When Bernie Sanders and Hillary Clinton took the stage in Brooklyn, New York on April 14, 2016 for their ninth Democratic presidential primary debate, they will stand amid a shining example of how the American economy has been reshaped in their lifetimes.
The site, the Duggal Greenhouse, once thrummed with workers assembling components for the most sophisticated warships in the world.
Now, it is a clean, well-lighted space rented out to investment banks and pop stars. Beyoncé and Madonna have rehearsed there.
From a distance, that evolution may seem like another attempt to put lipstick on a fading industrial legacy.
But upon closer inspection, the Greenhouse is part of a concerted effort by New York City officials and a collection of entrepreneurs to revive a historic hub of American enterprise: the Brooklyn Navy Yard.

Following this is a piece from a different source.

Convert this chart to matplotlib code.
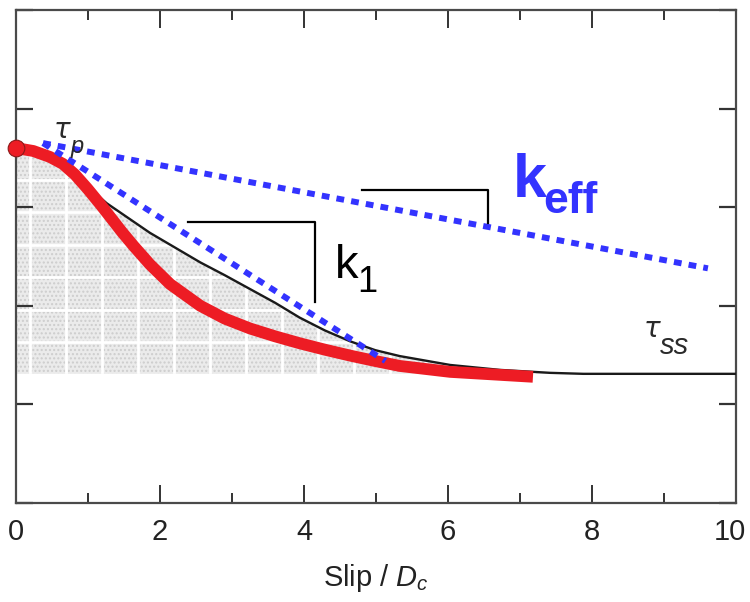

The Brooklyn Navy Yard was built in 1801 and now, more than 200 years later, it’s having quite the renaissance.
President John Adams authorized the creation of the Brooklyn Navy Yard, and four other shipyards throughout the young U.S., at the very end of his presidency. The shipyards employed as many as 70,000 people during World War 2 and were shuttered a couple of decades later by Secretary of Defense Robert McNamara.
In the ’70s, the Navy Yard reopened, but struggled. Two times, large maritime companies came in, brought jobs, and then closed down.
In the 1980s, New York City Mayor Ed Koch tried again to revitalize the space with the Brooklyn Navy Yard Development Corporation. The Yard was broken down into smaller spaces and a more diverse group of tenants were brought in. By the late 1990s, 200 smaller and mid-sized businesses had moved in, bringing 3,000 jobs and lifting the occupancy rate to 98 percent.
Growth continued and in the first decade of the new millennium, the Yard became home to 275 businesses with 6,000 employees.
As the once iconic hub for manufacturing gets a second wind, two unlikely entrepreneurs are overhauling one of the old warehouses that sits along New York City’s East River.
What they hope is that the resulting collaborative workspace, called New Lab, will become an axis for the Brooklyn Navy Yard to orbit around as it continues to develop, grow and attract entrepreneurship.